> [WHAT NEEDS TO BE DONE]: Among the entries below, count the lines that contain the word "chart". Write down only the total.
Start of DATASET RECORDS
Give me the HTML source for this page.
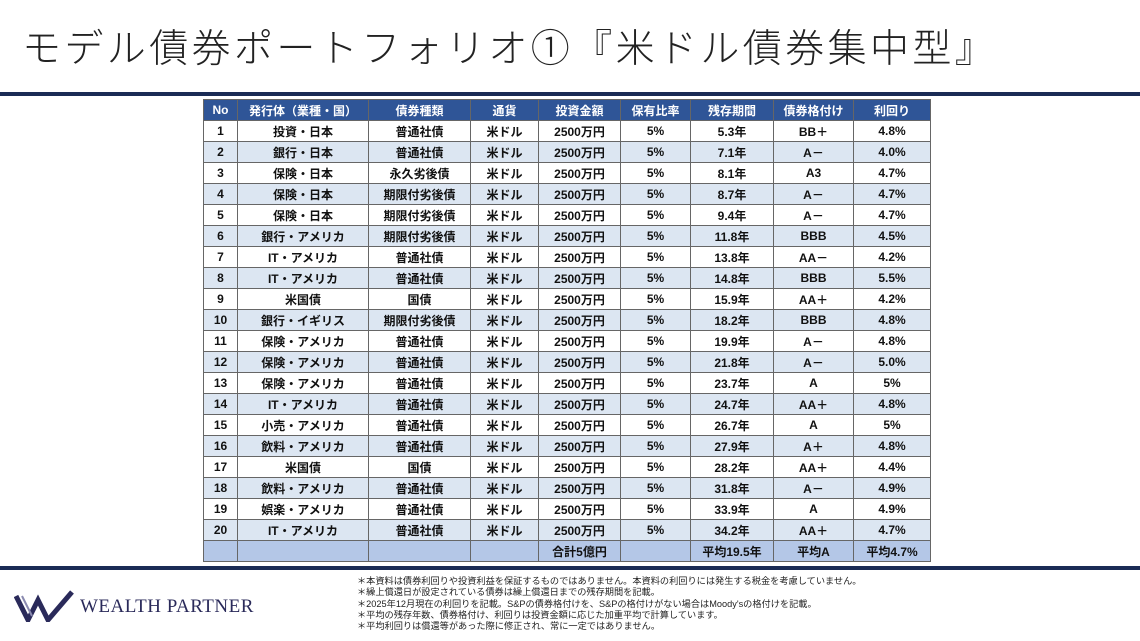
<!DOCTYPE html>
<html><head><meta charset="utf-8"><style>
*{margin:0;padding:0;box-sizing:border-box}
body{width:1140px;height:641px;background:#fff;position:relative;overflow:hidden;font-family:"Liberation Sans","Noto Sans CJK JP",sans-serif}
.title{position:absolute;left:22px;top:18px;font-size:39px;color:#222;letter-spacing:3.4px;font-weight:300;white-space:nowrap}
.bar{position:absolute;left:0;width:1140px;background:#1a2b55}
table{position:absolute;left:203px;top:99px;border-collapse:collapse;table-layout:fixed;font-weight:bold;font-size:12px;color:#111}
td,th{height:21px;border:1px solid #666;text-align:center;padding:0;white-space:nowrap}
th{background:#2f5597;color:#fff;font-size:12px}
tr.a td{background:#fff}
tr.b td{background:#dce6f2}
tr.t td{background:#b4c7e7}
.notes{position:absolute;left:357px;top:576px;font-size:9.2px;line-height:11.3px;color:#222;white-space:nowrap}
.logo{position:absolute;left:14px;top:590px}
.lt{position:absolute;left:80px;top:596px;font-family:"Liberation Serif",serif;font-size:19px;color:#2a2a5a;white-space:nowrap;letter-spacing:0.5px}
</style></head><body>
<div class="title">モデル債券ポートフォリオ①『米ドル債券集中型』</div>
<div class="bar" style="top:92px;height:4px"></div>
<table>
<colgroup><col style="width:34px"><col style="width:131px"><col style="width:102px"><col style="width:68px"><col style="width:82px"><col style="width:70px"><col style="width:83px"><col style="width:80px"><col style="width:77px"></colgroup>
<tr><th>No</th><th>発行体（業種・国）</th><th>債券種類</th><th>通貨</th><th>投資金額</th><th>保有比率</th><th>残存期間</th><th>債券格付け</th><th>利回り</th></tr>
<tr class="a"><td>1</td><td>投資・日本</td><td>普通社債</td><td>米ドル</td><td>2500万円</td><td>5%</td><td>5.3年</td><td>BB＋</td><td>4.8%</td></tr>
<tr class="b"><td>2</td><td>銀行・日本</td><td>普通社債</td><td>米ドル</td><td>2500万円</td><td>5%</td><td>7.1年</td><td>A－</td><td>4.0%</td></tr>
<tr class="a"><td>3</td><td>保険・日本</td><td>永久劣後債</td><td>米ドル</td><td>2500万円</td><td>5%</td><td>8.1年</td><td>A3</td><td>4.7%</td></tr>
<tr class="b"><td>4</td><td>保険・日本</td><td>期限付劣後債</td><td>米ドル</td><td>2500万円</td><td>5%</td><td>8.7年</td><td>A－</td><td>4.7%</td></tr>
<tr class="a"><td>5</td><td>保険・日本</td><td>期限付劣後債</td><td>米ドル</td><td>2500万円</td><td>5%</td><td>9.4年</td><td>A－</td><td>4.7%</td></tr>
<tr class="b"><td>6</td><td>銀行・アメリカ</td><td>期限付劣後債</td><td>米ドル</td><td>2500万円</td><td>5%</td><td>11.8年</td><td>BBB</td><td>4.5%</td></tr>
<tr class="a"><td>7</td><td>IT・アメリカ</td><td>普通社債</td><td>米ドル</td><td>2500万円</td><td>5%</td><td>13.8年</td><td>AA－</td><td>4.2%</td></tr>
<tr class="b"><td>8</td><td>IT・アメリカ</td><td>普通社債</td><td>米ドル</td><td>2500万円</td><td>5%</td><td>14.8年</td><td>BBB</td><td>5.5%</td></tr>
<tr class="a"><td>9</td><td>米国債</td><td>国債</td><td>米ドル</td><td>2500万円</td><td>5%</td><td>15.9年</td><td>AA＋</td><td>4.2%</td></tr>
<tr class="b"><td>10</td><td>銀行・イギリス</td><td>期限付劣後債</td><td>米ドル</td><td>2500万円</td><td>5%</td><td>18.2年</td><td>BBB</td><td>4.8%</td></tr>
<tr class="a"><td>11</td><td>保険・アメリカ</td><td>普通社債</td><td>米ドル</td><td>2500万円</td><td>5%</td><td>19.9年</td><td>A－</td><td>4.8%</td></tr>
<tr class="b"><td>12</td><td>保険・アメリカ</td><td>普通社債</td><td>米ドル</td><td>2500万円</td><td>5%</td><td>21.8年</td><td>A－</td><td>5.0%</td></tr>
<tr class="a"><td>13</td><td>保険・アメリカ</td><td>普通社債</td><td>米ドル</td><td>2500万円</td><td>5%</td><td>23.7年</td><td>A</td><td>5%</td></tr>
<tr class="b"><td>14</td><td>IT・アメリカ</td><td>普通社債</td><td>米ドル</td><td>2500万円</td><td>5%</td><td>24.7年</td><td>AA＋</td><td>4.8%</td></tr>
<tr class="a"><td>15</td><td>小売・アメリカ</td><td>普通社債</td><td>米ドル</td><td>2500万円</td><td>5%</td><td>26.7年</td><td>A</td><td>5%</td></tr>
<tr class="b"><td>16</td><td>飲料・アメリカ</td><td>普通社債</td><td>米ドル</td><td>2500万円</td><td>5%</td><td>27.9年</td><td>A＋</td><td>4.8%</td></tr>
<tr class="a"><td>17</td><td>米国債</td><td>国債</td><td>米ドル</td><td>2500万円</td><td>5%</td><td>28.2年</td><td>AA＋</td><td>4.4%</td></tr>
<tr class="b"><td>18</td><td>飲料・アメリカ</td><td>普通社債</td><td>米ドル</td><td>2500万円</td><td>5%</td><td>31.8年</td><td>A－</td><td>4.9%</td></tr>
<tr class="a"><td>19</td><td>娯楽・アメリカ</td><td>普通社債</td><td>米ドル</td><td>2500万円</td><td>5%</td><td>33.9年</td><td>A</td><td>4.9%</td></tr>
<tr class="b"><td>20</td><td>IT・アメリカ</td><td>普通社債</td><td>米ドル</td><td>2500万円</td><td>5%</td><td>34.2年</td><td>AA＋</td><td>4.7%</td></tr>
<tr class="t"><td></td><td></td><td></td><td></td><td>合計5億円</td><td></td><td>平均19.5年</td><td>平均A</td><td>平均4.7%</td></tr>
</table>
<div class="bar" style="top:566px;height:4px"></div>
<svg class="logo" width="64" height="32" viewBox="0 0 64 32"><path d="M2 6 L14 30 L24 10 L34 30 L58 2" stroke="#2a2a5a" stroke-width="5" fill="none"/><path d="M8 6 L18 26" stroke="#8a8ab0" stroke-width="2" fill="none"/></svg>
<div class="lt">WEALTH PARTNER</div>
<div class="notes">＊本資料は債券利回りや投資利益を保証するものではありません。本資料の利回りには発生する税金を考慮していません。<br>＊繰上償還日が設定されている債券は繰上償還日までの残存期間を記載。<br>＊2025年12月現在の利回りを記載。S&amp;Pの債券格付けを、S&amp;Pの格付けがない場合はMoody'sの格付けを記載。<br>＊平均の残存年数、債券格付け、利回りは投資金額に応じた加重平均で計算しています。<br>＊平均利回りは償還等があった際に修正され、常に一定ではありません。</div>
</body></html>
End of DATASET RECORDS
Start of DATASET RECORDS
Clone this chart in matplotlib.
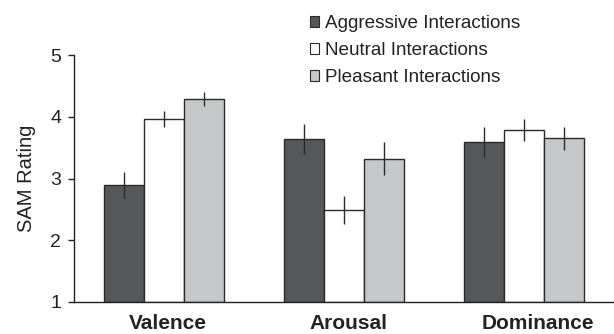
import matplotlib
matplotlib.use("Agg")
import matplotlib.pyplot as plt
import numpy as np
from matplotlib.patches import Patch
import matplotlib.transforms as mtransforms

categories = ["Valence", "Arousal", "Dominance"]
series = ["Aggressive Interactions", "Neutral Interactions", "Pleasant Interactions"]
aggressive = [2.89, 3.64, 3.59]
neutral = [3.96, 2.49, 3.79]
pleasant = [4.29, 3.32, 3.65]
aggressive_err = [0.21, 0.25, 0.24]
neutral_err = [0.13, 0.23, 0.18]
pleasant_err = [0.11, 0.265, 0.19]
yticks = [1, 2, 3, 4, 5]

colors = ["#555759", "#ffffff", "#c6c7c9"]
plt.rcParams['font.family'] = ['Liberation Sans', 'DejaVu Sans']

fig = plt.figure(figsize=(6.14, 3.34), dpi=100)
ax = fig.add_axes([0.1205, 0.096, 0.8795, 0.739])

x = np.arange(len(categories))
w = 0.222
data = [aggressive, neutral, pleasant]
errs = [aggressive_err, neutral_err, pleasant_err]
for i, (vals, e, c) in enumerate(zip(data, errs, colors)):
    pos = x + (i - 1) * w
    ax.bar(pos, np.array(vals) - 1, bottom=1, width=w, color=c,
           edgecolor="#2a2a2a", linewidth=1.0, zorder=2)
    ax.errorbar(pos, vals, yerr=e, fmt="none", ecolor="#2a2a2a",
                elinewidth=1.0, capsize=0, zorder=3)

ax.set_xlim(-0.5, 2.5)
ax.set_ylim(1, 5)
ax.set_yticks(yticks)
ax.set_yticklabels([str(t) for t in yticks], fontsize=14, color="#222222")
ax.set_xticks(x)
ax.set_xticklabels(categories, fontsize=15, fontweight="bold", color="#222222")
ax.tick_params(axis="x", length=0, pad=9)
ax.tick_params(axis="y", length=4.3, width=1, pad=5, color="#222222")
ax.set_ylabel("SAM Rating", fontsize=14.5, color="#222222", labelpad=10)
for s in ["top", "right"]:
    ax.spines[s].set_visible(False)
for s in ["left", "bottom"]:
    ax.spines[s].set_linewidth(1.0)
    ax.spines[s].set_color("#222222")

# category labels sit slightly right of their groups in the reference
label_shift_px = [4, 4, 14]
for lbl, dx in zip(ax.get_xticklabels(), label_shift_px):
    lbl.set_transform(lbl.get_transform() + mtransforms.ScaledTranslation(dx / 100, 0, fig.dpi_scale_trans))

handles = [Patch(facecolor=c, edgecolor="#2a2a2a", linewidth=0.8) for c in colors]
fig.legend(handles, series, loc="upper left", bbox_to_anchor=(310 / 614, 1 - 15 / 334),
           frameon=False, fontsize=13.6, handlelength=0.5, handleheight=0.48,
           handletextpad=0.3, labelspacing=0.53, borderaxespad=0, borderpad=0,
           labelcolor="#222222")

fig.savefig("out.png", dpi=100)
End of DATASET RECORDS
Start of DATASET RECORDS
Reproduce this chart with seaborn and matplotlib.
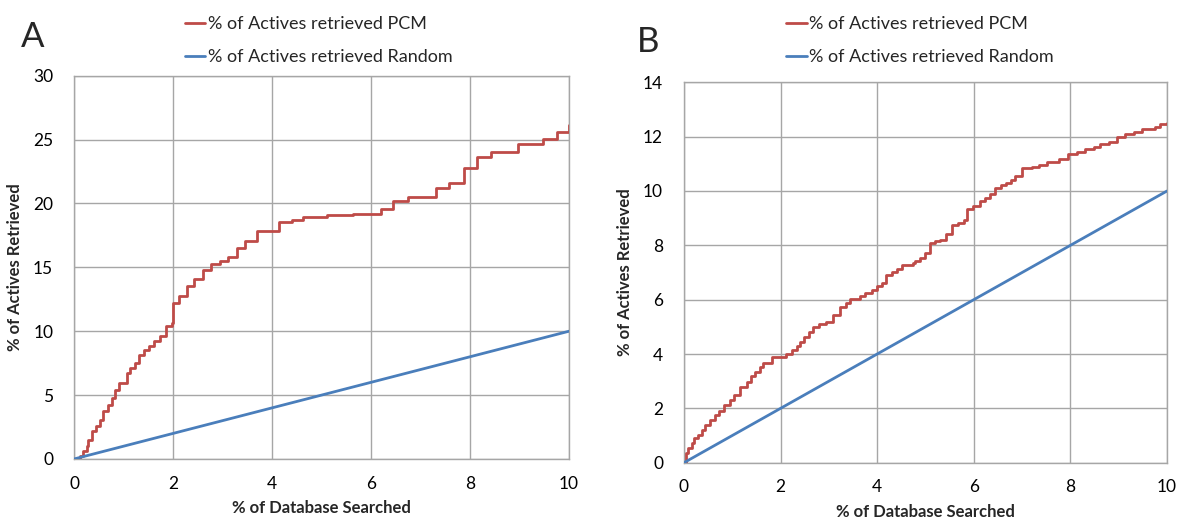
End of DATASET RECORDS
> [THE REPLY]: 2